Re: Confirming the correctiness of mereging two datasets [message #25756 is a reply to message #25738] |
Mon, 05 December 2022 13:13 |
Bridgette-DHS
Messages: 3203 Registered: February 2013
|
Senior Member |
|
|
Following is a response from Senior DHS staff member, Tom Pullum:
Your merge is ok. The WI file has one record for every household in the survey, and there were 7095 households that had no children under 5. Below I will give the Stata code for this merge, because it shows how to unpack whhid in the WI file.

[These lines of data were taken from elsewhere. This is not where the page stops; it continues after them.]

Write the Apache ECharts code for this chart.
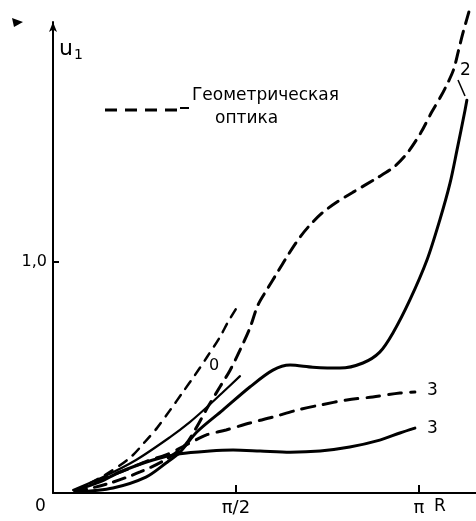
<!DOCTYPE html>
<html><head><meta charset="utf-8">
<script src="https://cdn.jsdelivr.net/npm/echarts@6/dist/echarts.min.js"></script>
<style>html,body{margin:0;padding:0;background:#fff}#c{width:476px;height:521px}</style>
</head><body><div id="c"></div>
<script>
// x in units of pi (0.5 = pi/2, 1 = pi), y = u1
const xTickValues = [0.5, 1];
const xTickLabels = {0.5: 'π/2', 1: 'π'};
const yTickValues = [1];
const yTickLabels = {1: '1,0'};

const geomX = [0.060,0.156,0.238,0.306,0.361,0.391,0.423,0.456,0.484,0.511,0.538,0.560,0.587,0.612,0.642,0.675,0.702,0.738,0.776,0.820,0.885,0.934,0.970,1.005,1.035,1.060,1.080,1.095,1.108,1.120,1.142];
const geomY = [0.004,0.043,0.091,0.143,0.208,0.281,0.372,0.459,0.532,0.619,0.714,0.814,0.887,0.952,1.030,1.108,1.160,1.216,1.260,1.303,1.364,1.415,1.476,1.560,1.650,1.718,1.780,1.835,1.915,1.991,2.113];

const c2X = [0.060,0.164,0.254,0.309,0.347,0.393,0.464,0.538,0.601,0.648,0.710,0.784,0.847,0.893,0.929,0.975,1.022,1.057,1.085,1.104,1.126,1.131];
const c2Y = [0.004,0.022,0.069,0.130,0.177,0.264,0.359,0.459,0.532,0.554,0.545,0.541,0.563,0.610,0.693,0.835,1.009,1.182,1.342,1.485,1.658,1.701];

const c0sX = [0.055,0.137,0.227,0.320,0.374,0.418,0.462,0.511];
const c0sY = [0.013,0.069,0.143,0.242,0.307,0.368,0.433,0.506];

const c0dX = [0.060,0.142,0.210,0.251,0.284,0.320,0.355,0.388,0.421,0.456,0.478,0.503];
const c0dY = [0.009,0.078,0.152,0.221,0.281,0.359,0.437,0.511,0.589,0.675,0.740,0.805];

const c3dX = [0.060,0.128,0.199,0.265,0.309,0.374,0.418,0.473,0.538,0.601,0.667,0.730,0.803,0.874,0.948,0.989];
const c3dY = [0.009,0.056,0.100,0.143,0.165,0.216,0.251,0.273,0.303,0.329,0.359,0.381,0.403,0.416,0.433,0.437];

const c3sX = [0.063,0.128,0.183,0.273,0.347,0.429,0.492,0.566,0.648,0.730,0.811,0.893,0.948,0.989];
const c3sY = [0.013,0.048,0.091,0.143,0.170,0.182,0.186,0.182,0.177,0.182,0.199,0.229,0.260,0.281];

const zip = (xs, ys) => xs.map((x, i) => [x, ys[i]]);
const FONT = 'DejaVu Sans';

function line(data, dashed, width, dash, label, labelOffset) {
  const s = {
    type: 'line', data: data, smooth: 0.3, showSymbol: false, clip: false,
    lineStyle: {color: '#000', width: width, type: dashed ? dash : 'solid', cap: 'round'},
    animation: false
  };
  if (label) {
    s.endLabel = {show: true, formatter: label, color: '#000', fontFamily: FONT, fontSize: 17, offset: labelOffset};
  }
  return s;
}

const chart = echarts.init(document.getElementById('c'));
chart.setOption({
  backgroundColor: '#fff',
  animation: false,
  grid: {left: 53, right: 0, top: 22, bottom: 28},
  xAxis: {
    type: 'value', min: 0, max: 1.156, interval: 0.5,
    axisLine: {lineStyle: {color: '#000', width: 2}},
    axisTick: {inside: true, length: 8, lineStyle: {color: '#000', width: 2}, customValues: xTickValues},
    axisLabel: {customValues: xTickValues, formatter: v => xTickLabels[v] || '', color: '#000', fontFamily: FONT, fontSize: 18, margin: 6},
    splitLine: {show: false}
  },
  yAxis: {
    type: 'value', min: 0, max: 2.04, interval: 1,
    axisLine: {show: true, symbol: ['none', 'arrow'], symbolSize: [6, 10], lineStyle: {color: '#000', width: 2}},
    axisTick: {inside: true, length: 6, lineStyle: {color: '#000', width: 2}, customValues: yTickValues},
    axisLabel: {customValues: yTickValues, formatter: v => yTickLabels[v] || '', color: '#000', fontFamily: FONT, fontSize: 16, margin: 6},
    splitLine: {show: false}
  },
  series: [
    line(zip(geomX, geomY), true, 3, [12, 8]),
    line(zip(c2X, c2Y), false, 3),
    line(zip(c0sX, c0sY), false, 2.2),
    line(zip(c0dX, c0dY), true, 2.5, [9, 8]),
    line(zip(c3dX, c3dY), true, 3, [13, 9], '3', [4, -2]),
    line(zip(c3sX, c3sY), false, 3, null, '3', [4, 0])
  ],
  graphic: [
    {type: 'polygon', shape: {points: [[12, 18], [23, 22], [14, 27]]}, style: {fill: '#000'}},
    {type: 'text', left: 59, top: 38, style: {text: '{a|u}{b|1}', rich: {a: {fontFamily: FONT, fontSize: 22, fill: '#000'}, b: {fontFamily: FONT, fontSize: 14, fill: '#000', verticalAlign: 'bottom', padding: [12, 0, 0, 1]}}}},
    {type: 'text', left: 35, top: 498, style: {text: '0', fontFamily: FONT, fontSize: 17, fill: '#000'}},
    {type: 'text', left: 434, top: 498, style: {text: 'R', fontFamily: FONT, fontSize: 17, fill: '#000'}},
    {type: 'line', shape: {x1: 105, y1: 110, x2: 180, y2: 110}, style: {stroke: '#000', lineWidth: 3, lineDash: [12, 8]}},
    {type: 'line', shape: {x1: 180, y1: 108, x2: 189, y2: 108}, style: {stroke: '#000', lineWidth: 2}},
    {type: 'text', left: 192, top: 87, style: {text: 'Геометрическая', fontFamily: FONT, fontSize: 17, fill: '#000'}},
    {type: 'text', left: 215, top: 110, style: {text: 'оптика', fontFamily: FONT, fontSize: 17, fill: '#000'}},
    {type: 'text', left: 209, top: 358, style: {text: '0', fontFamily: FONT, fontSize: 16, fill: '#000'}},
    {type: 'text', left: 460, top: 62, style: {text: '2', fontFamily: FONT, fontSize: 17, fill: '#000'}},
    {type: 'line', shape: {x1: 458, y1: 80, x2: 465, y2: 96}, style: {stroke: '#000', lineWidth: 1.5}}
  ]
});
</script></body></html>
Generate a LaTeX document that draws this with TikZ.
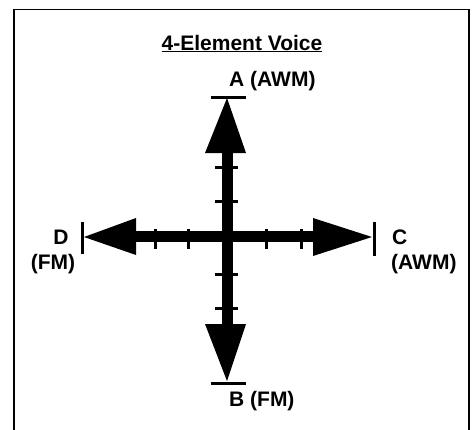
\documentclass[tikz,border=0pt]{standalone}
\usepackage{fontspec}
\setmainfont{Liberation Sans}
\begin{document}
\begin{tikzpicture}[x=1pt,y=-1pt,
  lbl/.style={font=\bfseries\fontsize{21}{23}\selectfont, inner sep=0pt},
  shaft/.style={line width=11pt},
  tick/.style={line width=3pt},
  endbar/.style={line width=3pt},
  head/.style={fill=black}]
\useasboundingbox (0,0) rectangle (474,429);
% frame
\draw[line width=1.6pt] (14,440) -- (14,9.5) -- (469,9.5) -- (469,440);
% title
\node[lbl, anchor=base] (title) at (242,50) {\underline{4-Element Voice}};
% center and ends
\coordinate (O) at (227,236);
\coordinate (Atip) at (227,98);
\coordinate (Btip) at (227,381);
\coordinate (Dtip) at (84,237);
\coordinate (Ctip) at (372,237);
% shafts
\draw[shaft] (227,150) -- (227,327);
\draw[shaft] (134,236) -- (315,236);
% ticks vertical
\foreach \y in {167,201,274,308} \draw[tick] (215,\y) -- (238,\y);
% ticks horizontal
\foreach \x in {155,188,266,301} \draw[tick] (\x,229) -- (\x,249);
% arrowheads
\fill[head] (Atip) -- (205,153) -- (246,153) -- cycle;
\fill[head] (Btip) -- (205,324) -- (246,324) -- cycle;
\fill[head] (Dtip) -- (136,218) -- (136,255) -- cycle;
\fill[head] (Ctip) -- (313,218) -- (313,256) -- cycle;
% end bars
\draw[endbar] (211,97) -- (246,97);
\draw[endbar] (211,383) -- (246,383);
\draw[endbar] (82,222) -- (82,254);
\draw[endbar] (374,222) -- (374,256);
% labels
\node[lbl, anchor=west] (A) at (229,81) {A (AWM)};
\node[lbl, anchor=west] (B) at (229,401) {B (FM)};
\node[lbl] (D) at (61,237) {D};
\node[lbl] (Dfm) at (53,264) {(FM)};
\node[lbl, anchor=west] (C) at (392,237) {C};
\node[lbl, anchor=west] (Cawm) at (391,264) {(AWM)};
\end{tikzpicture}
\end{document}
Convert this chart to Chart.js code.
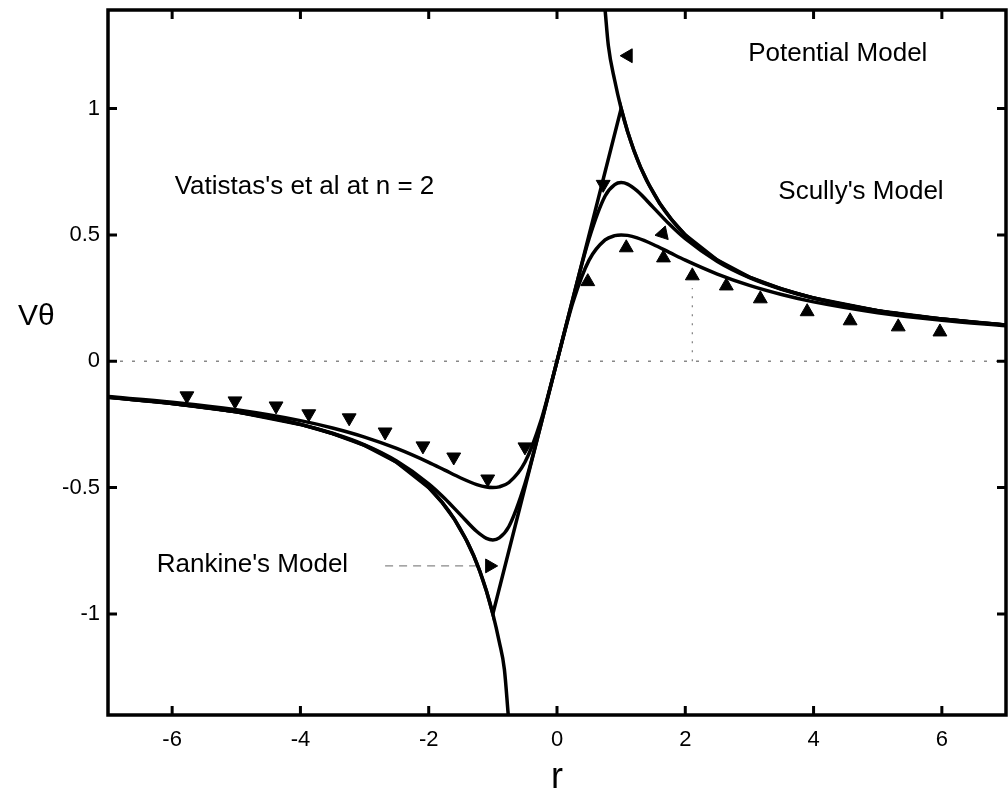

I use an older version of the merge command, which I prefer because it does not require spedifying 1:m, etc.
* Specify a workspace
cd e:\DHS\DHS_data\scratch
* Prepare the WI file
use "C:\Users\26216\ICF\Analysis - Shared Resources\Data\DHSdata\ETWI41FL.DTA"
describe hhid
* whhid is str12
forvalues li=1/12 {
gen col`li'=substr(whhid,`li',1)
}
list col* if _n<=20, table clean
tab1 col*
* It appears that hv001 is cols 7-9 and hv002 is cols 10-12
gen hv001=substr(whhid,7,3)
gen hv002=substr(whhid,10,3)
destring(hv001), generate(cluster)
destring(hv002), generate(hh)
sort cluster hh
save ETWItemp.dta, replace
* Prepare the KR file
use "C:\Users\26216\ICF\Analysis - Shared Resources\Data\DHSdata\ETKR41FL.DTA"
summarize v001 v002
* v001 and v002 have 1-3 columns
gen cluster=v001
gen hh=v002
list cluster hh if _n<=20, table clean
sort cluster hh
* Do the merge
merge cluster hh using ETWItemp.dta
tab _merge
* _merge=2 for 7095 cases; these are households that have no children under 5; drop them
drop if _merge==2
drop _merge
|
|
|